The letter, first reported by The Guardian on Tuesday, was authored by the Director of National Intelligence James Clapper to Senator Ron Wyden, a congressman from Oregon who has been an outspoken critic of the NSA’s once-secret surveillance programs.
In the letter, Clapper acknowledged that data belonging to Americans had been used in some cases to “acquired to obtain foreign intelligence targeting non-US persons reasonably believed to be located outside the United States.” Clapper said the intelligence collection was legal due to a “back door” in surveillance law, according to The Guardian.

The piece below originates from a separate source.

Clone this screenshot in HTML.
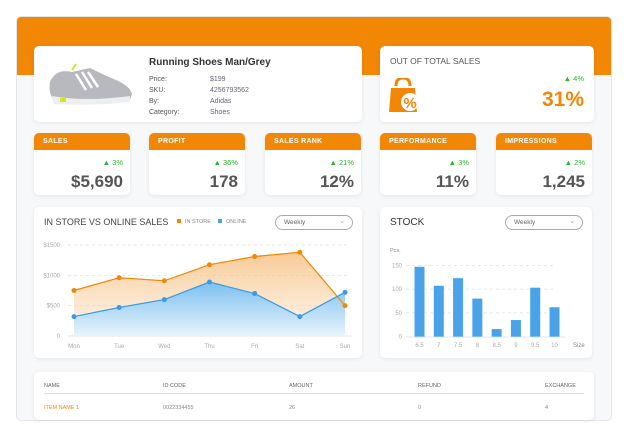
<!DOCTYPE html>
<html><head><meta charset="utf-8">
<style>
*{box-sizing:border-box;margin:0;padding:0}
body{width:630px;height:438px;background:#fff;font-family:"Liberation Sans",sans-serif;position:relative;overflow:hidden;color:#444}
.abs{position:absolute}
.frame{left:16px;top:16px;width:596px;height:405px;background:#f7f8fa;border-radius:5px;border:1px solid #e3e5ea;overflow:hidden}
.band{left:0;top:0;width:596px;height:58px;background:#f28705}
.card{background:#fff;border-radius:5px;box-shadow:0 1px 4px rgba(0,0,0,.08)}
.kpi{top:133px;width:96px;height:62px;overflow:hidden}
.kpi .h{height:17px;background:#f28705;color:#fff;font-size:7px;font-weight:bold;padding:5px 0 0 9px;letter-spacing:.3px}
.kpi .d{position:absolute;right:7px;top:25px;font-size:7.5px;color:#2ab52a}
.kpi .v{position:absolute;right:7px;top:39px;font-size:17px;color:#555;font-weight:bold}
.lbl{font-size:7px;color:#555}
</style></head><body>
<div class="abs frame">
 <div class="abs band"></div>
</div>
<div class="abs card" style="left:34px;top:46px;width:328px;height:76px">
 <svg class="abs" style="left:12px;top:14px" width="90" height="48">
  <path d="M4 22 Q10 8 26 12 L44 8 Q56 14 70 20 Q84 26 86 34 L84 40 Q50 44 8 40 Q2 34 4 22Z" fill="#b8b9be"/>
  <path d="M6 36 Q40 42 84 36 L84 42 Q50 46 8 44Z" fill="#eceef0"/>
  <path d="M30 14 L40 30 M36 12 L46 28 M42 12 L52 27" stroke="#fff" stroke-width="2.5"/>
  <path d="M26 10 L30 4" stroke="#d4e616" stroke-width="2"/><rect x="14" y="38" width="6" height="4" fill="#d4e616"/>
 </svg>
 <div class="abs" style="left:115px;top:11px;font-size:10px;font-weight:bold;color:#333">Running Shoes Man/Grey</div>
 <div class="abs lbl" style="left:115px;top:28px;line-height:11px">Price:<br>SKU:<br>By:<br>Category:</div>
 <div class="abs lbl" style="left:176px;top:28px;line-height:11px;color:#667">$199<br>4256793562<br>Adidas<br>Shoes</div>
</div>
<div class="abs card" style="left:380px;top:46px;width:214px;height:76px">
 <div class="abs" style="left:10px;top:10px;font-size:8.5px;color:#555">OUT OF TOTAL SALES</div>
 <svg class="abs" style="left:8px;top:32px" width="36" height="36">
  <path d="M8 8 Q8 0 15 0 Q22 0 22 8" stroke="#f28705" stroke-width="3" fill="none"/>
  <path d="M3 10 L27 10 L29 34 L1 34Z" fill="#f28705"/>
  <circle cx="22" cy="24" r="9" fill="#fff"/>
  <text x="22" y="30" font-size="15" font-weight="bold" fill="#f28705" text-anchor="middle" font-family="Liberation Sans">%</text>
 </svg>
 <div class="abs" style="right:10px;top:28px;font-size:7.5px;color:#2ab52a">▲ 4%</div>
 <div class="abs" style="right:10px;top:42px;font-size:21px;font-weight:bold;color:#f28705">31%</div>
</div>
<div class="abs card kpi" style="left:34px"><div class="h">SALES</div><div class="d">▲ 3%</div><div class="v">$5,690</div></div>
<div class="abs card kpi" style="left:149px"><div class="h">PROFIT</div><div class="d">▲ 36%</div><div class="v">178</div></div>
<div class="abs card kpi" style="left:265px"><div class="h">SALES RANK</div><div class="d">▲ 21%</div><div class="v">12%</div></div>
<div class="abs card kpi" style="left:380px"><div class="h">PERFORMANCE</div><div class="d">▲ 3%</div><div class="v">11%</div></div>
<div class="abs card kpi" style="left:496px"><div class="h">IMPRESSIONS</div><div class="d">▲ 2%</div><div class="v">1,245</div></div>

<div class="abs card" style="left:34px;top:207px;width:328px;height:151px"></div>
<div class="abs" style="left:44px;top:217px;font-size:9px;color:#444">IN STORE VS ONLINE SALES</div>
<div class="abs" style="left:177px;top:219px;font-size:5.5px;color:#888"><span style="display:inline-block;width:4px;height:4px;background:#f28705;margin-right:4px"></span>IN STORE</div>
<div class="abs" style="left:218px;top:219px;font-size:5.5px;color:#888"><span style="display:inline-block;width:4px;height:4px;background:#4aa3e8;margin-right:4px"></span>ONLINE</div>
<div class="abs" style="left:275px;top:215px;width:78px;height:15px;border:1px solid #aaa;border-radius:8px;font-size:6.5px;color:#666;padding:3px 0 0 8px">Weekly<span style="position:absolute;right:7px;top:1px;color:#999">⌄</span></div>

<div class="abs card" style="left:380px;top:207px;width:212px;height:151px"></div>
<div class="abs" style="left:390px;top:217px;font-size:10px;color:#333">STOCK</div>
<div class="abs" style="left:505px;top:215px;width:78px;height:15px;border:1px solid #aaa;border-radius:8px;font-size:6.5px;color:#666;padding:3px 0 0 8px">Weekly<span style="position:absolute;right:7px;top:1px;color:#999">⌄</span></div>

<svg class="abs" style="left:0;top:0" width="630" height="438" id="charts">
 <defs>
  <linearGradient id="go" x1="0" y1="0" x2="0" y2="1"><stop offset="0" stop-color="#f5b870" stop-opacity=".75"/><stop offset="1" stop-color="#fbe3c8" stop-opacity=".4"/></linearGradient>
  <linearGradient id="gb" x1="0" y1="0" x2="0" y2="1"><stop offset="0" stop-color="#7cc0f0"/><stop offset="1" stop-color="#e8f4fc"/></linearGradient>
 </defs>
</svg>

<div class="abs card" style="left:34px;top:372px;width:560px;height:48px">
 <div class="abs" style="left:10px;top:11px;right:10px;height:11px;border-bottom:1px solid #ddd;font-size:5.5px;color:#666">
  <span class="abs" style="left:0">NAME</span><span class="abs" style="left:119px">ID CODE</span><span class="abs" style="left:245px">AMOUNT</span><span class="abs" style="left:374px">REFUND</span><span class="abs" style="left:501px">EXCHANGE</span>
 </div>
 <div class="abs" style="left:10px;top:33px;right:10px;font-size:5.5px;color:#888">
  <span class="abs" style="left:0;color:#f28705">ITEM NAME 1</span><span class="abs" style="left:119px">0022334455</span><span class="abs" style="left:245px">26</span><span class="abs" style="left:374px">0</span><span class="abs" style="left:501px">4</span>
 </div>
</div>

<script>
const days=["Mon","Tue","Wed","Thu","Fri","Sat","Sun"];
const inStore=[750,960,910,1175,1310,1380,500];
const online=[320,470,600,890,700,320,720];
const salesTicks=[0,500,1000,1500];
const sizes=["6.5","7","7.5","8","8.5","9","9.5","10"];
const stock=[147,107,123,80,16,35,103,62];
const stockTicks=[0,50,100,150];

const svg=document.getElementById('charts');
const NS='http://www.w3.org/2000/svg';
function mk(t,a,p){const e=document.createElementNS(NS,t);for(const k in a)e.setAttribute(k,a[k]);(p||svg).appendChild(e);return e;}
// line chart axes
const lx=i=>74+i*(345-74)/(days.length-1);
const ly=v=>336-v*(91/1500);
salesTicks.forEach(t=>{
 if(t>0){const g=mk('line',{x1:68,x2:350,y1:ly(t),y2:ly(t),stroke:'#ddd','stroke-dasharray':'3,3','stroke-width':0.7});}
 const tx=mk('text',{x:60,y:ly(t)+2,'font-size':6,fill:'#aaa','text-anchor':'end','font-family':'Liberation Sans'});tx.textContent=t?('$'+t):'0';
 
});
const base=mk('line',{x1:68,x2:352,y1:336,y2:336,stroke:'#eee','stroke-width':1.5});
days.forEach((d,i)=>{const tx=mk('text',{x:lx(i),y:348,'font-size':6,fill:'#aaa','text-anchor':'middle','font-family':'Liberation Sans'});tx.textContent=d;
 });
function pts(arr){return arr.map((v,i)=>lx(i)+','+ly(v)).join(' ');}
const areaO=mk('polygon',{points:lx(0)+',336 '+pts(inStore)+' '+lx(days.length-1)+',336',fill:'url(#go)'});

const areaB=mk('polygon',{points:lx(0)+',336 '+pts(online)+' '+lx(days.length-1)+',336',fill:'url(#gb)'});

const lo=mk('polyline',{points:pts(inStore),fill:'none',stroke:'#f28705','stroke-width':1.2});

const lb=mk('polyline',{points:pts(online),fill:'none',stroke:'#3a9ae5','stroke-width':1.2});

inStore.forEach((v,i)=>{const c=mk('circle',{cx:lx(i),cy:ly(v),r:2.5,fill:'#f28705'});
 });
online.forEach((v,i)=>{const c=mk('circle',{cx:lx(i),cy:ly(v),r:2.5,fill:'#3a9ae5'});
 });
// stock chart
const bx=i=>419.5+i*(554.5-419.5)/(sizes.length-1);
const by=v=>336.7-v*(71.4/150);
stockTicks.forEach(t=>{
 if(t>0){const g=mk('line',{x1:406,x2:555,y1:by(t),y2:by(t),stroke:'#ddd','stroke-dasharray':'3,3','stroke-width':0.7});}
 const tx=mk('text',{x:402,y:by(t)+2,'font-size':6,fill:'#aaa','text-anchor':'end','font-family':'Liberation Sans'});tx.textContent=t;
 
});
mk('line',{x1:406,x2:566,y1:337,y2:337,stroke:'#eee','stroke-width':1.5});
const pcs=mk('text',{x:390,y:252,'font-size':5.5,fill:'#888','font-family':'Liberation Sans'});pcs.textContent='Pcs.';

const sz=mk('text',{x:573,y:347,'font-size':6,fill:'#888','font-family':'Liberation Sans'});sz.textContent='Size';

sizes.forEach((s,i)=>{
 const r=mk('rect',{x:bx(i)-5,y:by(stock[i]),width:10,height:336.7-by(stock[i]),fill:'#4aa3e8'});
 
 const tx=mk('text',{x:bx(i),y:347,'font-size':6,fill:'#aaa','text-anchor':'middle','font-family':'Liberation Sans'});tx.textContent=s;
 
});
</script>
</body></html>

“These queries were performed pursuant to minimization procedures approved by the [Foreign Intelligence Surveillance] (FISA) court and consistent with the statute and the Fourth Amendment,” Clapper wrote.
Last Friday, Clapper’s office quietly released three new documents related to FISA court orders on the subject of the NSA’s bulk telephone metadata program. In one order, a FISA judge wrote that key government officials had repeatedly misled the court with respect to how data was acquired, stored and searched by the intelligence agency.
“It appears that the NSA, or at least those persons within the NSA with knowledge of the governing minimization procedures, are still in the process of determining how the NSA’s own systems work,” FISA Court Judge Reggie Walton wrote. “No one inside or outside of the NSA can represent with adequate certainty whether the NSA is complying with those procedures.”
General Keith Alexander, then the Director of the NSA, admitted that “there was no single person who had a complete technical understanding of the [telephone data collection] system architecture,” which “contributed to the inaccurate description of the alert list that the NSA included in its [reports] to the Court.”
Last week, the FISA Court approved a 90-day extension of the bulk call records collection program.